征文

我亲历的两段金融巨变(上)

六十一年前,一位23岁的青年身背十斤黄金行程800里送至开封,那是中华人民共和国金融史前奏中的一幕。之后更是起伏跌宕,尤以两段让如今85岁的中国人民银行老干部蒋黎难忘。

简历:蒋黎,1925年出生于四川,1944年至1948年就读于武汉大学经济系,曾任武大学生自治会副主席。1948年,在中共地下党安排下,与 一支解放军护送银元至江汉解放区行署,在中州银行江汉分行工作,解放时调入中国人民银行湖北分行。后被调入中国人民银行总行,1985年离休,曾任总行金 融体制改革办公室副主任,金融管理司副司长等职。1991年至2000年任《中国金融年鉴》编委、副主任。

没想到85岁高龄的蒋黎先生和我们侃侃而谈了整整一上午的中国金融。

他原为中国人民银行金融体制改革办公室副主任,金融管理司副司长。少小家贫,6个兄弟姐妹仅存他一人。后读武大,创社团、写文章、搞学运;入解放区,始办银行业务,行程800里独自受命运送黄金十斤……而在众多历史片段中,尤以建国前后蒋黎先生参与统一财经工作和改革开放之初研究金融体制改革两段亲身经历最为宝贵。

越谈至深处,越让我们感受到个人史与国家史的不可分割。即便看似枯燥,满眼数据模型的金融业,到了深处,也无不可化为一段段真实的历史,一个个鲜活的个体。我们将与蒋黎先生的访谈作为FT中文网“见证中国(1949-2009)”专题中口述史系列的第三篇。

“6个孩子只剩下我”

田毅:蒋老,能谈谈您小时候家乡和家庭的情况吗?

蒋黎:我1925年出生于四川郫县,过去叫崇宁县唐昌镇,从我家到崇宁县40华里,到成都80华里。当时家乡贫穷落后,农业为主,都是小农经济,农民自己有两、三亩地,或租地主几亩地交租子,有的给地主打长工,但地主的规模都不大。商业主要是小商贩,靠肩挑背扛手推。全县几乎没有工业,连手工业比如做布鞋的都没有。县里没有初中,只有两个小学。基层政权是国民党统治,有党棍,还有地痞。

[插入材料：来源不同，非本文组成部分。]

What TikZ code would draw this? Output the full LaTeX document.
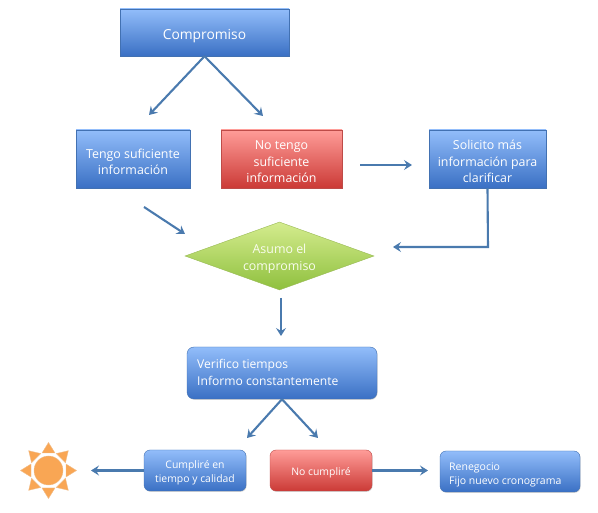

当时经济水平很低生活很艰苦,可以说没有活路。我的父亲和叔父都是小商贩,40岁前后都去世了。我母亲生了六个孩子,几个月或几岁都死光了,只剩下我一个,现在活到85岁确实非常幸运。当时疾病流行,无医无药,流行肺结核、脑膜炎、霍乱,当时没西医,只有中医的小偏方乱吃一下。


(1950年,蒋黎在中国人民银行湖北分行时的留影。)

我在崇宁县上的初中,每周末步行过去。1943至1944年在成都树德高中,后来考上武汉大学经济系。

风云学生运动

田毅:当时很多大学都迁到内地了,比如西南联大,那武汉大学在四川吗?

蒋黎:对。那时全国一大部分地区都被日本占领了,武汉大学也迁到了四川乐山。当时经济系要学经济学、外语、货币银行、会计学、财政学等。我在武汉大学的前两年还读了些书,后两年就主要做学生运动和地下活动了。